Work instructions: Skip all pictures. Write out the data below from its first line through the line that contains "0.6, 0.8, 1.2];".

Given information:
____________
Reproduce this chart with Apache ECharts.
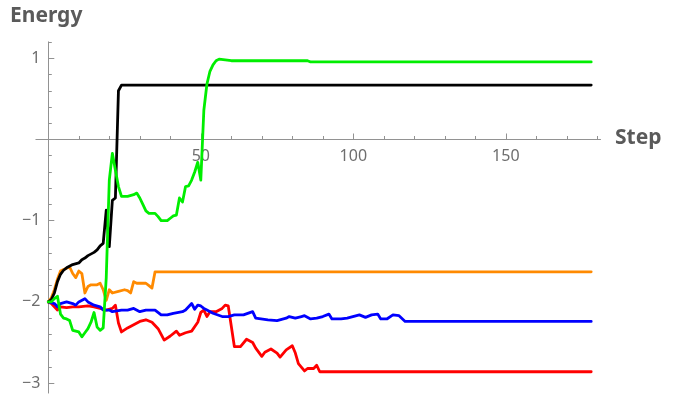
<!DOCTYPE html>
<html><head><meta charset="utf-8">
<script src="https://cdn.jsdelivr.net/npm/echarts@6/dist/echarts.min.js"></script>
<style>html,body{margin:0;padding:0;background:#fff}#c{width:676px;height:394px}</style>
</head><body><div id="c"></div>
<script>
// Tick positions
const xMajorTicks = [50, 100, 150];
const xMinorTicks = [10, 20, 30, 40, 60, 70, 80, 90, 110, 120, 130, 140, 160, 170, 180];
const yMajorTicks = [-3, -2, -1, 1];
const yMinorTicks = [-2.8, -2.6, -2.4, -2.2, -1.8, -1.6, -1.4, -1.2, -0.8, -0.6, -0.4, -0.2, 0.2, 0.4, 0.6, 0.8, 1.2];

// Series data (step, energy)
const blackSteps = [0,1,2,3,4,5,6,8,10,11,12,13,15,16,17,18,19,20,21,22,23,24,178];
const blackValues = [-2.0,-1.97,-1.89,-1.75,-1.66,-1.61,-1.58,-1.54,-1.52,-1.48,-1.46,-1.43,-1.39,-1.36,-1.31,-1.28,-0.87,-1.32,-0.75,-0.72,0.6,0.67,0.67];

const greenSteps = [0,1,2,3,4,5,6,7,8,9,10,11,12,13,14,15,16,17,18,19,20,21,22,23,24,26,28,29,30,31,32,33,35,36,37,39,40,41,42,43,44,45,46,47,48,49,50,51,52,53,54,55,56,58,60,66,85,86,178];
const greenValues = [-2.0,-2.0,-1.96,-1.93,-2.15,-2.2,-2.21,-2.23,-2.35,-2.36,-2.37,-2.43,-2.38,-2.33,-2.25,-2.13,-2.31,-2.35,-2.32,-1.7,-0.5,-0.17,-0.38,-0.58,-0.7,-0.7,-0.68,-0.66,-0.72,-0.8,-0.88,-0.91,-0.91,-0.95,-1.0,-1.0,-0.97,-0.94,-0.93,-0.72,-0.77,-0.58,-0.57,-0.5,-0.4,-0.28,-0.5,0.36,0.68,0.84,0.92,0.97,0.99,0.98,0.97,0.97,0.97,0.955,0.955];

const orangeSteps = [0,1,2,3,4,5,7,8,9,10,11,12,13,14,16,17,18,19,20,21,23,25,26,27,28,29,32,33,34,35,178];
const orangeValues = [-2.0,-1.95,-1.85,-1.72,-1.62,-1.6,-1.57,-1.65,-1.7,-1.62,-1.65,-1.89,-1.81,-1.79,-1.79,-1.77,-1.85,-1.98,-1.85,-1.89,-1.87,-1.85,-1.86,-1.89,-1.75,-1.77,-1.77,-1.8,-1.83,-1.63,-1.63];

const blueSteps = [0,2,3,4,6,8,9,10,12,13,15,17,18,20,21,24,26,28,30,32,35,37,39,41,44,45,47,48,49,50,51,52,54,57,59,61,64,67,68,72,75,78,79,81,83,84,86,88,90,92,93,96,98,102,104,106,108,109,111,113,115,117,178];
const blueValues = [-2.0,-2.02,-2.06,-2.02,-2.0,-2.02,-2.04,-2.0,-1.96,-2.0,-2.04,-2.06,-2.1,-2.1,-2.12,-2.1,-2.1,-2.08,-2.12,-2.1,-2.1,-2.16,-2.16,-2.14,-2.12,-2.1,-2.02,-2.09,-2.04,-2.05,-2.08,-2.1,-2.14,-2.18,-2.18,-2.16,-2.16,-2.12,-2.2,-2.22,-2.23,-2.2,-2.18,-2.2,-2.18,-2.17,-2.21,-2.2,-2.18,-2.15,-2.21,-2.21,-2.2,-2.16,-2.19,-2.16,-2.15,-2.21,-2.21,-2.16,-2.17,-2.24,-2.24];

const redSteps = [0,1,3,4,6,8,10,13,15,17,19,21,22,23,24,26,28,30,32,34,36,38,40,42,43,45,47,49,50,51,52,53,55,57,58,59,60,61,63,65,67,68,70,71,73,75,76,78,80,81,82,84,85,87,88,89,178];
const redValues = [-2.0,-2.02,-2.1,-2.06,-2.07,-2.06,-2.06,-2.05,-2.06,-2.08,-2.1,-2.08,-2.04,-2.26,-2.37,-2.32,-2.28,-2.24,-2.22,-2.25,-2.33,-2.47,-2.42,-2.36,-2.41,-2.38,-2.36,-2.25,-2.13,-2.1,-2.18,-2.12,-2.12,-2.08,-2.04,-2.05,-2.3,-2.55,-2.55,-2.46,-2.5,-2.57,-2.67,-2.62,-2.58,-2.63,-2.68,-2.59,-2.54,-2.63,-2.76,-2.85,-2.82,-2.82,-2.78,-2.86,-2.86];

const zip = (xs, ys) => xs.map((x, i) => [x, ys[i]]);
const AX = '#929292';
const LBL = '#6e6e6e';
const FONT = '"Noto Sans", "Open Sans", sans-serif';
const minus = v => (v < 0 ? '\u2212' + Math.abs(v) : String(v));

const W = 676, H = 394;
const G = { left: 36.1, right: 75.65, top: 42.06, bottom: 1.14 };
const X_MIN = -4, X_MAX = 181, Y_MIN = -3.12, Y_MAX = 1.2;
const gw = W - G.left - G.right, gh = H - G.top - G.bottom;
// place axes so they cross at (0,0), like onZero
const yAxisOffset = -(0 - X_MIN) / (X_MAX - X_MIN) * gw;
const xAxisOffset = -(0 - Y_MIN) / (Y_MAX - Y_MIN) * gh;

const xBase = {
  type: 'value', min: X_MIN, max: X_MAX, position: 'bottom', offset: xAxisOffset,
  axisLine: { onZero: false, lineStyle: { color: AX, width: 1 } },
  splitLine: { show: false }
};
const yBase = {
  type: 'value', min: Y_MIN, max: Y_MAX, position: 'left', offset: yAxisOffset,
  axisLine: { onZero: false, lineStyle: { color: AX, width: 1 } },
  splitLine: { show: false }
};

function line(name, steps, vals, color) {
  return {
    name, type: 'line', data: zip(steps, vals), showSymbol: false, symbol: 'none',
    xAxisIndex: 0, yAxisIndex: 0,
    lineStyle: { color, width: 2.8, join: 'round', cap: 'round' },
    animation: false
  };
}

const chart = echarts.init(document.getElementById('c'), null, { renderer: 'canvas' });
chart.setOption({
  animation: false,
  backgroundColor: '#ffffff',
  grid: Object.assign({ containLabel: false, outerBoundsMode: 'none' }, G),
  xAxis: [
    Object.assign({}, xBase, {
      axisTick: { inside: true, length: 6, customValues: xMajorTicks, lineStyle: { color: AX } },
      axisLabel: { customValues: xMajorTicks, margin: 9, color: LBL, fontSize: 16, fontFamily: FONT }
    }),
    Object.assign({}, xBase, {
      axisTick: { inside: true, length: 3.5, customValues: xMinorTicks, lineStyle: { color: AX } },
      axisLabel: { show: false }
    })
  ],
  yAxis: [
    Object.assign({}, yBase, {
      axisTick: { inside: true, length: 6, customValues: yMajorTicks, lineStyle: { color: AX } },
      axisLabel: { customValues: yMajorTicks, margin: 8, color: LBL, fontSize: 16, fontFamily: FONT, formatter: minus }
    }),
    Object.assign({}, yBase, {
      axisTick: { inside: true, length: 3.5, customValues: yMinorTicks, lineStyle: { color: AX } },
      axisLabel: { show: false }
    })
  ],
  graphic: [
    { type: 'text', left: 10, top: 6, style: { text: 'Energy', font: 'bold 21px ' + FONT, fill: '#5a5a5a' } },
    { type: 'text', left: 615, top: 128, style: { text: 'Step', font: 'bold 21px ' + FONT, fill: '#5a5a5a' } }
  ],
  series: [
    line('red', redSteps, redValues, '#ff0000'),
    line('blue', blueSteps, blueValues, '#0000ff'),
    line('orange', orangeSteps, orangeValues, '#ff8a00'),
    line('black', blackSteps, blackValues, '#000000'),
    line('green', greenSteps, greenValues, '#00ee00')
  ]
});
</script>
</body></html>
____________
Solution to this exercise:
Reproduce this chart with Apache ECharts.
<!DOCTYPE html>
<html><head><meta charset="utf-8">
<script src="https://cdn.jsdelivr.net/npm/echarts@6/dist/echarts.min.js"></script>
<style>html,body{margin:0;padding:0;background:#fff}#c{width:676px;height:394px}</style>
</head><body><div id="c"></div>
<script>
// Tick positions
const xMajorTicks = [50, 100, 150];
const xMinorTicks = [10, 20, 30, 40, 60, 70, 80, 90, 110, 120, 130, 140, 160, 170, 180];
const yMajorTicks = [-3, -2, -1, 1];
const yMinorTicks = [-2.8, -2.6, -2.4, -2.2, -1.8, -1.6, -1.4, -1.2, -0.8, -0.6, -0.4, -0.2, 0.2, 0.4, 0.6, 0.8, 1.2];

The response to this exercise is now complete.